Start at the line where "Write the seaborn" appears and end at the line where "from mpl_toolkits.mplot3d.art3d import" appears; repeat those lines exactly, both ends included, leaving pictures behind.

--- begin EXTRACTED INFORMATION ---

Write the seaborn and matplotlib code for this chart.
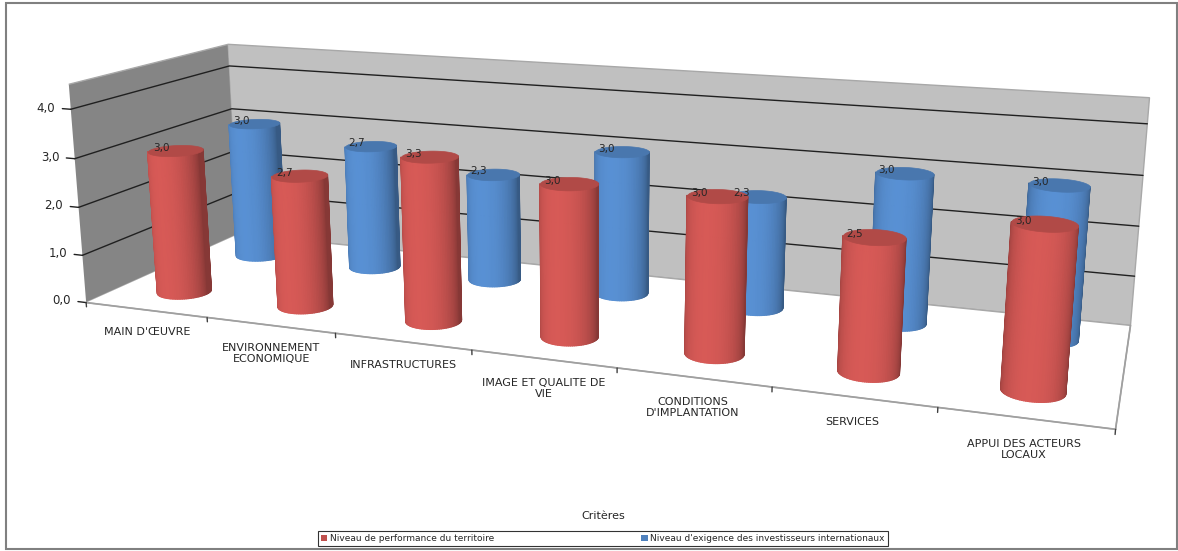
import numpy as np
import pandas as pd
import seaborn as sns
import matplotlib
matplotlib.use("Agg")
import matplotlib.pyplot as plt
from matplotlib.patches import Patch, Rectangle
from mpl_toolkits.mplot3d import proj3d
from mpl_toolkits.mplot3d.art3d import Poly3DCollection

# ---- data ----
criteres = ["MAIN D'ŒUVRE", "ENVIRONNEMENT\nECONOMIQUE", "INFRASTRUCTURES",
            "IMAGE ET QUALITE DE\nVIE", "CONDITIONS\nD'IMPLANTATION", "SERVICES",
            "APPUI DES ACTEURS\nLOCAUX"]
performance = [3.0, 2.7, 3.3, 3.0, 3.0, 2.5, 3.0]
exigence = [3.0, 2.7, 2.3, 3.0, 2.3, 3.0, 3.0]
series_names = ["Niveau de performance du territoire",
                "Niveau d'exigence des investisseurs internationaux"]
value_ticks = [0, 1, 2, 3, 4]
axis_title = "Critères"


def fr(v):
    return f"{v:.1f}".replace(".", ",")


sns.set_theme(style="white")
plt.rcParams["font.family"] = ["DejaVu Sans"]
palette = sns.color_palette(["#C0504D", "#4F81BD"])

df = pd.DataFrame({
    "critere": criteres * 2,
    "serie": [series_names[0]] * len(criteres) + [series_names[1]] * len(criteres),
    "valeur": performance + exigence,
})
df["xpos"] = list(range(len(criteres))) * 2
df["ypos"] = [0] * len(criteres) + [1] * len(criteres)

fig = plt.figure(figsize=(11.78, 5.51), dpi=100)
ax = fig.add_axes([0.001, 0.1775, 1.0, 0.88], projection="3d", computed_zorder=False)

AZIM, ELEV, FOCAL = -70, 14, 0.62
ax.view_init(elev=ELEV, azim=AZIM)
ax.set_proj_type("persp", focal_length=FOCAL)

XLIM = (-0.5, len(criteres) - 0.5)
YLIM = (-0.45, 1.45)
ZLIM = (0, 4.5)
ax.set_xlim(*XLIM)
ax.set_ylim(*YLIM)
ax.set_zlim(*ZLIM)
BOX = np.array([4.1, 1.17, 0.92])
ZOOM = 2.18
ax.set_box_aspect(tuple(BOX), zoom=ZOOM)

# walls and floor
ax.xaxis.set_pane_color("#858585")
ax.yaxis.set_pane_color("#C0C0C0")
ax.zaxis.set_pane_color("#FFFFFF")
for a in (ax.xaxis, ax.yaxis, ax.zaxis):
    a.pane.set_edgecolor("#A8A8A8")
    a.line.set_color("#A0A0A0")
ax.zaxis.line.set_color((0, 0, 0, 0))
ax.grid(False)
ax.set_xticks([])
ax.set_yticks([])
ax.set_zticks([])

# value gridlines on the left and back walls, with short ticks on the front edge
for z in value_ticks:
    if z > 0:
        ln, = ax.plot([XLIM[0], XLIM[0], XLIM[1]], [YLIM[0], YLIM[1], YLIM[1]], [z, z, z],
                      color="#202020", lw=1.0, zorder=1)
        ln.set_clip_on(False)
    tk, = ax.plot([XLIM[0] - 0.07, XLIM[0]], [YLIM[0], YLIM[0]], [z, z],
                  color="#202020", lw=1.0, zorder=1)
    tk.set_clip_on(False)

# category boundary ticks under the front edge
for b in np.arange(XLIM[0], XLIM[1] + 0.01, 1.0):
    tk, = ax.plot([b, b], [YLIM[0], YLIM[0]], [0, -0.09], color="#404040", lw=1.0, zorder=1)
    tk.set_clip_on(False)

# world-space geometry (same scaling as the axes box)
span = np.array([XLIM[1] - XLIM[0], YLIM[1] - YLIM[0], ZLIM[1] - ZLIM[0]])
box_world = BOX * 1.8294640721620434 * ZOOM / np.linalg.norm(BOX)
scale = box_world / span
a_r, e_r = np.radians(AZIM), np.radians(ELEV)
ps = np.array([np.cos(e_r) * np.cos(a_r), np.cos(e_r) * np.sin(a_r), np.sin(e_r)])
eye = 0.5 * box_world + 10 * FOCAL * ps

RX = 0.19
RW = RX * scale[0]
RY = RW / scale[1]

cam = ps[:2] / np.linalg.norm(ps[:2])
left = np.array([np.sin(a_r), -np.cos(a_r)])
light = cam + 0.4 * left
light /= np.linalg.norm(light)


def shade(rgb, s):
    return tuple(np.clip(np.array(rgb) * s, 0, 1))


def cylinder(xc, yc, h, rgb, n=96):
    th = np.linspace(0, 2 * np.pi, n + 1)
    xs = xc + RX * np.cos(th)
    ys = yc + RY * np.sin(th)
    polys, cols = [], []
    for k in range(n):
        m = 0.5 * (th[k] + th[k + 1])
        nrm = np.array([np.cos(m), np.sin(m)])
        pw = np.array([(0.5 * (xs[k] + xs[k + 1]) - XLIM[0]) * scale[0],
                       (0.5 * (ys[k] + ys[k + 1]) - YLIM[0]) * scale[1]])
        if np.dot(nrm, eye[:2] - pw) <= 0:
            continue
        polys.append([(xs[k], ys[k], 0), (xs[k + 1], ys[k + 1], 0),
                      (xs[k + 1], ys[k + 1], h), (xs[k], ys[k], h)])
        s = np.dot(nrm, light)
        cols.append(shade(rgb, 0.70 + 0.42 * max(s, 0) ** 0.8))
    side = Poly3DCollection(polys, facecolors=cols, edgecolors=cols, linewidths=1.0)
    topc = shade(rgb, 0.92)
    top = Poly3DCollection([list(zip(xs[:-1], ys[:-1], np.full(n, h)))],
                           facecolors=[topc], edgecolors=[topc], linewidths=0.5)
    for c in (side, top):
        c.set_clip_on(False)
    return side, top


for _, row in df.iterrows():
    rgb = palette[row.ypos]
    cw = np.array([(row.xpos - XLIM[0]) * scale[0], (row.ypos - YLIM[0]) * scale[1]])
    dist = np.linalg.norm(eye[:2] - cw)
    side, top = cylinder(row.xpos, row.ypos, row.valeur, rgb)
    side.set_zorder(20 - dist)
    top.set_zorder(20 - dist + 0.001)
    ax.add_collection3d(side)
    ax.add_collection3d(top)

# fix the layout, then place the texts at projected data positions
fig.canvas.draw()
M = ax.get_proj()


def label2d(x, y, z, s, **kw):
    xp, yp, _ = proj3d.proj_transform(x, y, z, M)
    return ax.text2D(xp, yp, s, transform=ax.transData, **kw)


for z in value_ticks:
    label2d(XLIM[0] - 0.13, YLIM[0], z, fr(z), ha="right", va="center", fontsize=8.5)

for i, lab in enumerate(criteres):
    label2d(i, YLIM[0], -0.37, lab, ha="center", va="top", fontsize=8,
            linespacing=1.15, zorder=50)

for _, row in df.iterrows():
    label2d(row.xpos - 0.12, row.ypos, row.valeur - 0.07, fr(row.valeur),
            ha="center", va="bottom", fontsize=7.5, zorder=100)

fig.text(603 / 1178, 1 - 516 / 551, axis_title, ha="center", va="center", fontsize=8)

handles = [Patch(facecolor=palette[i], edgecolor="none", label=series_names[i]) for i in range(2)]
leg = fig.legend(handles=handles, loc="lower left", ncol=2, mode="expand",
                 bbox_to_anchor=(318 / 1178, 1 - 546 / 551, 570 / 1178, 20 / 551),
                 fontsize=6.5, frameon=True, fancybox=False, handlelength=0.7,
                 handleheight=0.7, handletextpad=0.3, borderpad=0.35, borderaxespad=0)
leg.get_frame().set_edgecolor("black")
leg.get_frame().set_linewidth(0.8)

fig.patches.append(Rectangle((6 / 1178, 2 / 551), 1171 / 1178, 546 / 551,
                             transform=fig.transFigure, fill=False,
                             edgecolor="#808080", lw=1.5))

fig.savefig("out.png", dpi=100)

--- end EXTRACTED INFORMATION ---
--- begin EXTRACTED INFORMATION ---

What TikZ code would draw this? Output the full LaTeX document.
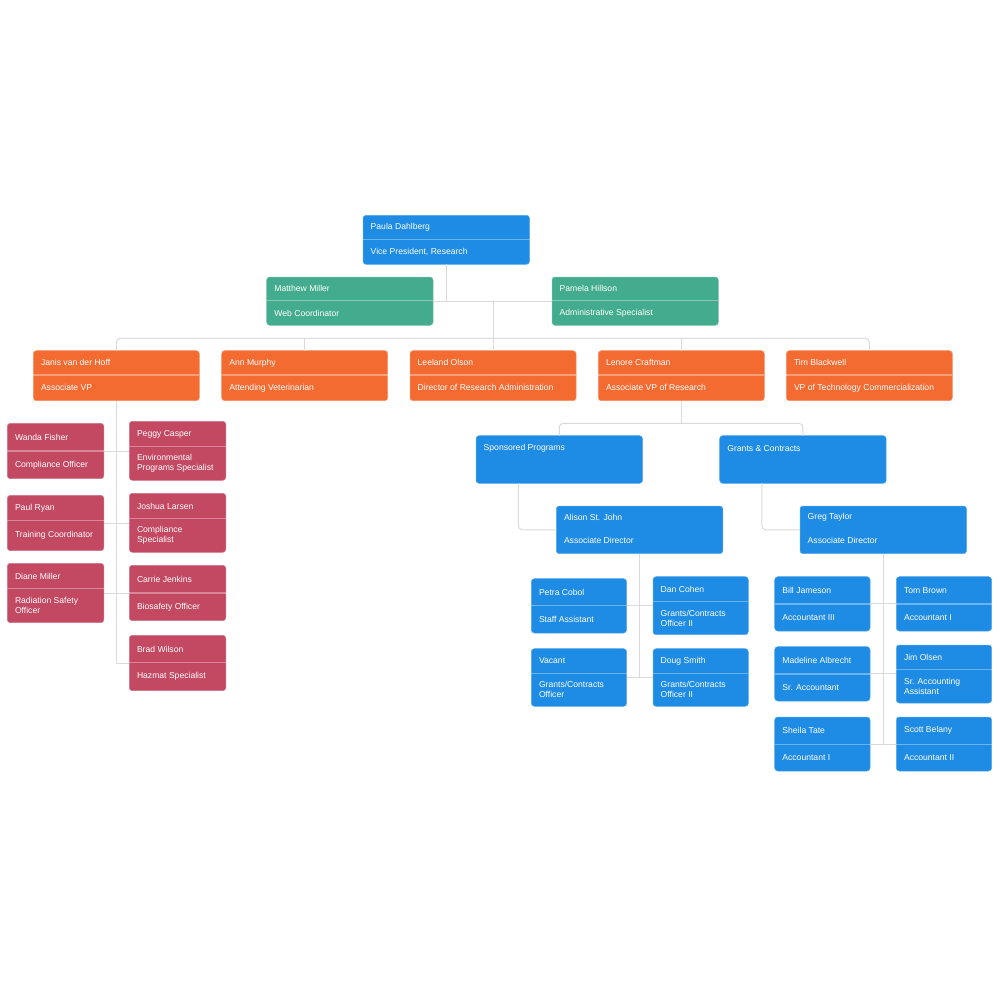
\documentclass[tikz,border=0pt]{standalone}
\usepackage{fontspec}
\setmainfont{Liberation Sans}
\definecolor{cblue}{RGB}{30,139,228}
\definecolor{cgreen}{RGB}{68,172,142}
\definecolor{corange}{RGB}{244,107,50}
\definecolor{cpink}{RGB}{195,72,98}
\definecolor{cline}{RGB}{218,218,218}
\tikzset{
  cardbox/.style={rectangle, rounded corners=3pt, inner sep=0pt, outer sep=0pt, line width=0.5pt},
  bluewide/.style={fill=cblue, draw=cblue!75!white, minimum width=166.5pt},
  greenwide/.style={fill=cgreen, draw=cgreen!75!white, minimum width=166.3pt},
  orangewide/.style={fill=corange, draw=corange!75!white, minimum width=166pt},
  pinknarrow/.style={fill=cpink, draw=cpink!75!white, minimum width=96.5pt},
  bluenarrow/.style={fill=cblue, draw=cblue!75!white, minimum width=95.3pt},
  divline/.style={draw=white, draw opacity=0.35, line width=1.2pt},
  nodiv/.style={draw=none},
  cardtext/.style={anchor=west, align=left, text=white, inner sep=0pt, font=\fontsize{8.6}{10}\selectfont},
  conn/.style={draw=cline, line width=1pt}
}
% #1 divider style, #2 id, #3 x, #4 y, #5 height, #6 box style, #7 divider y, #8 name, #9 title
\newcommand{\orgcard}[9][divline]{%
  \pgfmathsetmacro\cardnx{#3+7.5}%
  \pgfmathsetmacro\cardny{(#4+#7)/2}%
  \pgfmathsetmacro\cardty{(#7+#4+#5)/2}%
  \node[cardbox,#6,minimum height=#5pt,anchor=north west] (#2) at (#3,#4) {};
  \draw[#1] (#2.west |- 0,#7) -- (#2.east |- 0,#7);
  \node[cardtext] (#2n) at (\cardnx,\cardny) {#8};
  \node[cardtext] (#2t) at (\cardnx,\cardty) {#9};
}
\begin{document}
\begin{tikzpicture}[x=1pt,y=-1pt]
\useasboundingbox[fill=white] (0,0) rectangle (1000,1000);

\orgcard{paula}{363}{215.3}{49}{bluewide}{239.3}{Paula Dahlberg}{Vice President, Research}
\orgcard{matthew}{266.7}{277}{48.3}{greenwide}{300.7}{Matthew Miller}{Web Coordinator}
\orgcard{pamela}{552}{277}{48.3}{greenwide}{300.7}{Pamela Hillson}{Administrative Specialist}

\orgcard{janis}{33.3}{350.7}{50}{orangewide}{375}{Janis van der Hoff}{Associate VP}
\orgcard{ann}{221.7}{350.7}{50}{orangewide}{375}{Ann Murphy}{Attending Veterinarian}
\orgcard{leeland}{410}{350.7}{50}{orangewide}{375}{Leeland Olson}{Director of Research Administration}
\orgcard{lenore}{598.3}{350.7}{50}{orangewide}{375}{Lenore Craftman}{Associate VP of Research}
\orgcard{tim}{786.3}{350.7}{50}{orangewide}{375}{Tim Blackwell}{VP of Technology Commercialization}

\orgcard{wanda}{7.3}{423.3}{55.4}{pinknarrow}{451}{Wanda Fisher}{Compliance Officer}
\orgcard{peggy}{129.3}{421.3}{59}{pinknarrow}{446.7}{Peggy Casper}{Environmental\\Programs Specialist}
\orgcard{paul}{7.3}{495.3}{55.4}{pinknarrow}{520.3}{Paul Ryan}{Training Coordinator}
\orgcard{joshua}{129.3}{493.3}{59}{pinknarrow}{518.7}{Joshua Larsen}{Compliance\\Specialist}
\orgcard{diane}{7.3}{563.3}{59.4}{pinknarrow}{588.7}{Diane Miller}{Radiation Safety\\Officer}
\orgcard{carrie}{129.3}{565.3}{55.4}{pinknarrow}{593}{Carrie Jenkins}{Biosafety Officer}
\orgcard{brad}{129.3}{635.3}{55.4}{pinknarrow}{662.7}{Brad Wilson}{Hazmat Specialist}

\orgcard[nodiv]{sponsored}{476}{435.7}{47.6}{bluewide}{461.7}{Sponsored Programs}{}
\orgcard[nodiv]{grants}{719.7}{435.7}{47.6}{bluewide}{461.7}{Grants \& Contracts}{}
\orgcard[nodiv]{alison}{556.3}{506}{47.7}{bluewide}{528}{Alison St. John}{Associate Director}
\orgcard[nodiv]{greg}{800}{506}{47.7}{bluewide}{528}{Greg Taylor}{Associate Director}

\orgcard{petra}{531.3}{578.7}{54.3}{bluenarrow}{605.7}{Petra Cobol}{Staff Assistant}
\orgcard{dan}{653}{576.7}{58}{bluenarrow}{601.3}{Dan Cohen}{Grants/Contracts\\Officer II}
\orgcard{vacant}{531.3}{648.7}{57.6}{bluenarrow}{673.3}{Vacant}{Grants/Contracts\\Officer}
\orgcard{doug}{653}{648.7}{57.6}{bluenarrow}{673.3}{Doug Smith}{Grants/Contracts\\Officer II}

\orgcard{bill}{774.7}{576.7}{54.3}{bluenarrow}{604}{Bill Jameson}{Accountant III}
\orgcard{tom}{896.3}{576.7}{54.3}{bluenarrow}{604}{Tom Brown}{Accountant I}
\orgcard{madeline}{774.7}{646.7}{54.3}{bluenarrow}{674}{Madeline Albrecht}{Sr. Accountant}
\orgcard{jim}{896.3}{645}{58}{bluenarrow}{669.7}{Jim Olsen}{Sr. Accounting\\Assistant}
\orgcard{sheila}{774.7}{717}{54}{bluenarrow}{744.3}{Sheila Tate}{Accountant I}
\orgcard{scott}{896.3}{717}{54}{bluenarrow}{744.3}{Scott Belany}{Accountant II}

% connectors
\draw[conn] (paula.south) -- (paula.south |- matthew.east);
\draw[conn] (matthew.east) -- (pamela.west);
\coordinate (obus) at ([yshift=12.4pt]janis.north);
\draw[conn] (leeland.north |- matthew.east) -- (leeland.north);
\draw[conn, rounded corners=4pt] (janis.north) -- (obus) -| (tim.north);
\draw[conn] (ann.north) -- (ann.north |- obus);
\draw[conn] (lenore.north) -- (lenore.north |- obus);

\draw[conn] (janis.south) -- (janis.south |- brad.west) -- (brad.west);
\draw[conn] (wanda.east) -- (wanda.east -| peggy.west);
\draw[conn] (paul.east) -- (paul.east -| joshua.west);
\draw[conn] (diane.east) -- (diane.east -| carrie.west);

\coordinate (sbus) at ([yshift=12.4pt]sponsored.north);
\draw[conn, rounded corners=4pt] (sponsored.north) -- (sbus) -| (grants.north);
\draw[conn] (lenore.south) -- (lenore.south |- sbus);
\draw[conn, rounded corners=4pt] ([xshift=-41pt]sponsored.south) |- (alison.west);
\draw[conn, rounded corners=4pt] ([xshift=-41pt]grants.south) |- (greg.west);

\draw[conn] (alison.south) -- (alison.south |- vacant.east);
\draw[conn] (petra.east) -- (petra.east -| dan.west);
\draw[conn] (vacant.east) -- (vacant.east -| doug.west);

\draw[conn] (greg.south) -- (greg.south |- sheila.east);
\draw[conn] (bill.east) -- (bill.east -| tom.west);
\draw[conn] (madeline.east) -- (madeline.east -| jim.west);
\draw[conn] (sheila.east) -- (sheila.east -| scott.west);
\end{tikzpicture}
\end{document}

--- end EXTRACTED INFORMATION ---

*EXERCISE RESPONSE*.
Write the seaborn and matplotlib code for this chart.
import numpy as np
import pandas as pd
import seaborn as sns
import matplotlib
matplotlib.use("Agg")
import matplotlib.pyplot as plt
from matplotlib.patches import Patch, Rectangle
from mpl_toolkits.mplot3d import proj3d
from mpl_toolkits.mplot3d.art3d import Poly3DCollection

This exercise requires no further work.